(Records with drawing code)
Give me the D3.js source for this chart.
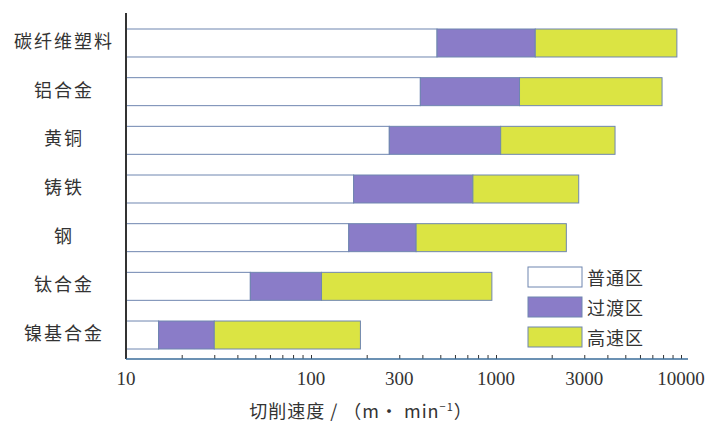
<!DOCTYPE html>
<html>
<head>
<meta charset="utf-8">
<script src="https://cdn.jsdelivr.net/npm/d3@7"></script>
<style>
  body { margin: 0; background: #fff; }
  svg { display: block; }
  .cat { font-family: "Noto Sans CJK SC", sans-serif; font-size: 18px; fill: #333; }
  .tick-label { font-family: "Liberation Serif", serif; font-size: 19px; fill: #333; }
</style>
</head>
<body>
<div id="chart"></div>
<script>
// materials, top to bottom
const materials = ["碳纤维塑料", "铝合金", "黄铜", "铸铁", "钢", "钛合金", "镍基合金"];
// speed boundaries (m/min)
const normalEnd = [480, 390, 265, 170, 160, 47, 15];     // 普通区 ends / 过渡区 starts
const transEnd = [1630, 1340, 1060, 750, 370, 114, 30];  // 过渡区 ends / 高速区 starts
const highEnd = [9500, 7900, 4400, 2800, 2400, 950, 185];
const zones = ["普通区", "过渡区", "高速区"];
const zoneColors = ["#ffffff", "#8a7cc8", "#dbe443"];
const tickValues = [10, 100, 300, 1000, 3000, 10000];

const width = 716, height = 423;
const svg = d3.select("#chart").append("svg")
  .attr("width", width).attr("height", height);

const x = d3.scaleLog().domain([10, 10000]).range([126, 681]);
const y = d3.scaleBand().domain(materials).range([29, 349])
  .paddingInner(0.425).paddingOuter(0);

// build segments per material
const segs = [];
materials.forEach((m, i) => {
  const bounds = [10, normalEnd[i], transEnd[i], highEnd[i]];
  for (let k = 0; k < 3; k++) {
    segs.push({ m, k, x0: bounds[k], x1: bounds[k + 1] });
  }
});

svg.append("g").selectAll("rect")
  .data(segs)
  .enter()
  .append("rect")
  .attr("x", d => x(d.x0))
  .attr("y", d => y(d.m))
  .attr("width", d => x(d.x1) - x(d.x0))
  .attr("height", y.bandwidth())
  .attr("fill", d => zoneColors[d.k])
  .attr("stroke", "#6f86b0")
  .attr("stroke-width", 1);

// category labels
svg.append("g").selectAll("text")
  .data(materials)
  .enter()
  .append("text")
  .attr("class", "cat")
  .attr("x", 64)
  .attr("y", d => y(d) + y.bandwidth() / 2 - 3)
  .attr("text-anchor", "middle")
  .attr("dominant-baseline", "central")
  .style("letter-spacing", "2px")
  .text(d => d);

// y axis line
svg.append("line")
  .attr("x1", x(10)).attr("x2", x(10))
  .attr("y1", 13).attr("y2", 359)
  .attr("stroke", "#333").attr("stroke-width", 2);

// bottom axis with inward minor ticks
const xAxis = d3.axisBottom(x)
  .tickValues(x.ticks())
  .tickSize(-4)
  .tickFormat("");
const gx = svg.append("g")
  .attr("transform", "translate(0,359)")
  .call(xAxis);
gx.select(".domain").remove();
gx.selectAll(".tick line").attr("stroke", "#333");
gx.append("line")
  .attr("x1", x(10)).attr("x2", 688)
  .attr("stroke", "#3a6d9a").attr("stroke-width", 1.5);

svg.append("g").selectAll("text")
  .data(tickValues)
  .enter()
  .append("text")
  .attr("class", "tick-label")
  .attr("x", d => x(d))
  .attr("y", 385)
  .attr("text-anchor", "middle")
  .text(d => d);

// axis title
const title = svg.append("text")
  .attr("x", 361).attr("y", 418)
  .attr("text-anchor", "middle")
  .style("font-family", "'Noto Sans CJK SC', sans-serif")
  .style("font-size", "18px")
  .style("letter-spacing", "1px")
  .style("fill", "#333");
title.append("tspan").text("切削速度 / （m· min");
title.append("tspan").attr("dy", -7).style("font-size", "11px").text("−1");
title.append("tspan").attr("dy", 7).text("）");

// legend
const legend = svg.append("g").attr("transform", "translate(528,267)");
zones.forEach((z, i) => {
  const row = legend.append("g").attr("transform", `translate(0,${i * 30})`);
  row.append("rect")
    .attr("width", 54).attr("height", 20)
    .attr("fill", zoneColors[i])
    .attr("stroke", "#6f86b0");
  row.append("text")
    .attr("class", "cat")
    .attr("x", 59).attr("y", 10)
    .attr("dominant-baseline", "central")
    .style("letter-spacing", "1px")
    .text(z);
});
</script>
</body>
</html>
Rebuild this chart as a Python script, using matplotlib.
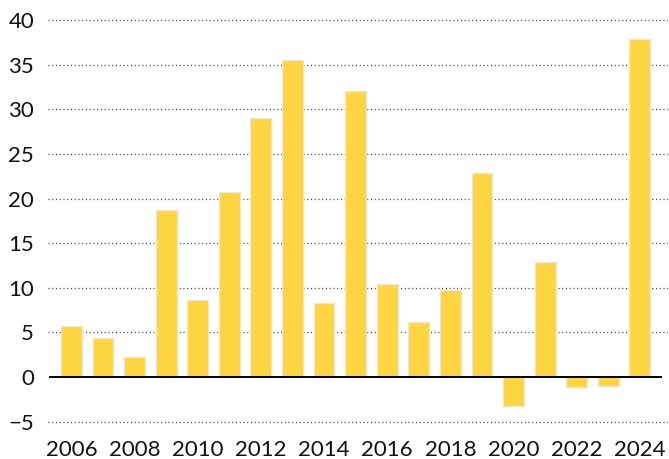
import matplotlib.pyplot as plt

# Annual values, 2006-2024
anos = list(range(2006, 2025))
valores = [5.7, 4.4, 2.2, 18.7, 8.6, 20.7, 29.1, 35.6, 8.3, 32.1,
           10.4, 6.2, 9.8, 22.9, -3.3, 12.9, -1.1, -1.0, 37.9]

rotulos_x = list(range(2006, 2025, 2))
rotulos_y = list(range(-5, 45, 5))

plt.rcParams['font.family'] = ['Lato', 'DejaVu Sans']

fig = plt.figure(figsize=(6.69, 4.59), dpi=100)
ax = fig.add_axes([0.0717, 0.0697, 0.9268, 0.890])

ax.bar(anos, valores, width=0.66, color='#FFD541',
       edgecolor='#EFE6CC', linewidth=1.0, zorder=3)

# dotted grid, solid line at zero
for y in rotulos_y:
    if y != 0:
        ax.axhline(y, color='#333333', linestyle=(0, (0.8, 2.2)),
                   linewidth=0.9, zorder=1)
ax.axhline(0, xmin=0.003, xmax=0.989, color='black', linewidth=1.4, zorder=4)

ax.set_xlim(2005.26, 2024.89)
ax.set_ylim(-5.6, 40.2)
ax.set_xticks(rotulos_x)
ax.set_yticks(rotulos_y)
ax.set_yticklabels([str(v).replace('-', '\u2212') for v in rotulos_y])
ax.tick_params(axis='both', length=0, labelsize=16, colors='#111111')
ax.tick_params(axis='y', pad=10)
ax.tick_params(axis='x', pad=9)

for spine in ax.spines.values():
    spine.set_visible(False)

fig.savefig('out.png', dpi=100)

■ Task objective
Quote every record above exactly, leaving out the pictures.

■ Exercise result
Give me the D3.js source for this chart.
<!DOCTYPE html>
<html>
<head>
<meta charset="utf-8">
<script src="https://cdn.jsdelivr.net/npm/d3@7"></script>
<style>
  body { margin: 0; background: #fff; }
  svg { display: block; }
  .cat { font-family: "Noto Sans CJK SC", sans-serif; font-size: 18px; fill: #333; }
  .tick-label { font-family: "Liberation Serif", serif; font-size: 19px; fill: #333; }
</style>
</head>
<body>
<div id="chart"></div>
<script>
// materials, top to bottom
const materials = ["碳纤维塑料", "铝合金", "黄铜", "铸铁", "钢", "钛合金", "镍基合金"];
// speed boundaries (m/min)
const normalEnd = [480, 390, 265, 170, 160, 47, 15];     // 普通区 ends / 过渡区 starts
const transEnd = [1630, 1340, 1060, 750, 370, 114, 30];  // 过渡区 ends / 高速区 starts
const highEnd = [9500, 7900, 4400, 2800, 2400, 950, 185];
const zones = ["普通区", "过渡区", "高速区"];
const zoneColors = ["#ffffff", "#8a7cc8", "#dbe443"];
const tickValues = [10, 100, 300, 1000, 3000, 10000];

const width = 716, height = 423;
const svg = d3.select("#chart").append("svg")
  .attr("width", width).attr("height", height);

const x = d3.scaleLog().domain([10, 10000]).range([126, 681]);
const y = d3.scaleBand().domain(materials).range([29, 349])
  .paddingInner(0.425).paddingOuter(0);

// build segments per material
const segs = [];
materials.forEach((m, i) => {
  const bounds = [10, normalEnd[i], transEnd[i], highEnd[i]];
  for (let k = 0; k < 3; k++) {
    segs.push({ m, k, x0: bounds[k], x1: bounds[k + 1] });
  }
});

svg.append("g").selectAll("rect")
  .data(segs)
  .enter()
  .append("rect")
  .attr("x", d => x(d.x0))
  .attr("y", d => y(d.m))
  .attr("width", d => x(d.x1) - x(d.x0))
  .attr("height", y.bandwidth())
  .attr("fill", d => zoneColors[d.k])
  .attr("stroke", "#6f86b0")
  .attr("stroke-width", 1);

// category labels
svg.append("g").selectAll("text")
  .data(materials)
  .enter()
  .append("text")
  .attr("class", "cat")
  .attr("x", 64)
  .attr("y", d => y(d) + y.bandwidth() / 2 - 3)
  .attr("text-anchor", "middle")
  .attr("dominant-baseline", "central")
  .style("letter-spacing", "2px")
  .text(d => d);

// y axis line
svg.append("line")
  .attr("x1", x(10)).attr("x2", x(10))
  .attr("y1", 13).attr("y2", 359)
  .attr("stroke", "#333").attr("stroke-width", 2);

// bottom axis with inward minor ticks
const xAxis = d3.axisBottom(x)
  .tickValues(x.ticks())
  .tickSize(-4)
  .tickFormat("");
const gx = svg.append("g")
  .attr("transform", "translate(0,359)")
  .call(xAxis);
gx.select(".domain").remove();
gx.selectAll(".tick line").attr("stroke", "#333");
gx.append("line")
  .attr("x1", x(10)).attr("x2", 688)
  .attr("stroke", "#3a6d9a").attr("stroke-width", 1.5);

svg.append("g").selectAll("text")
  .data(tickValues)
  .enter()
  .append("text")
  .attr("class", "tick-label")
  .attr("x", d => x(d))
  .attr("y", 385)
  .attr("text-anchor", "middle")
  .text(d => d);

// axis title
const title = svg.append("text")
  .attr("x", 361).attr("y", 418)
  .attr("text-anchor", "middle")
  .style("font-family", "'Noto Sans CJK SC', sans-serif")
  .style("font-size", "18px")
  .style("letter-spacing", "1px")
  .style("fill", "#333");
title.append("tspan").text("切削速度 / （m· min");
title.append("tspan").attr("dy", -7).style("font-size", "11px").text("−1");
title.append("tspan").attr("dy", 7).text("）");

// legend
const legend = svg.append("g").attr("transform", "translate(528,267)");
zones.forEach((z, i) => {
  const row = legend.append("g").attr("transform", `translate(0,${i * 30})`);
  row.append("rect")
    .attr("width", 54).attr("height", 20)
    .attr("fill", zoneColors[i])
    .attr("stroke", "#6f86b0");
  row.append("text")
    .attr("class", "cat")
    .attr("x", 59).attr("y", 10)
    .attr("dominant-baseline", "central")
    .style("letter-spacing", "1px")
    .text(z);
});
</script>
</body>
</html>
Rebuild this chart as a Python script, using matplotlib.
import matplotlib.pyplot as plt

# Annual values, 2006-2024
anos = list(range(2006, 2025))
valores = [5.7, 4.4, 2.2, 18.7, 8.6, 20.7, 29.1, 35.6, 8.3, 32.1,
           10.4, 6.2, 9.8, 22.9, -3.3, 12.9, -1.1, -1.0, 37.9]

rotulos_x = list(range(2006, 2025, 2))
rotulos_y = list(range(-5, 45, 5))

plt.rcParams['font.family'] = ['Lato', 'DejaVu Sans']

fig = plt.figure(figsize=(6.69, 4.59), dpi=100)
ax = fig.add_axes([0.0717, 0.0697, 0.9268, 0.890])

ax.bar(anos, valores, width=0.66, color='#FFD541',
       edgecolor='#EFE6CC', linewidth=1.0, zorder=3)

# dotted grid, solid line at zero
for y in rotulos_y:
    if y != 0:
        ax.axhline(y, color='#333333', linestyle=(0, (0.8, 2.2)),
                   linewidth=0.9, zorder=1)
ax.axhline(0, xmin=0.003, xmax=0.989, color='black', linewidth=1.4, zorder=4)

ax.set_xlim(2005.26, 2024.89)
ax.set_ylim(-5.6, 40.2)
ax.set_xticks(rotulos_x)
ax.set_yticks(rotulos_y)
ax.set_yticklabels([str(v).replace('-', '\u2212') for v in rotulos_y])
ax.tick_params(axis='both', length=0, labelsize=16, colors='#111111')
ax.tick_params(axis='y', pad=10)
ax.tick_params(axis='x', pad=9)

for spine in ax.spines.values():
    spine.set_visible(False)

fig.savefig('out.png', dpi=100)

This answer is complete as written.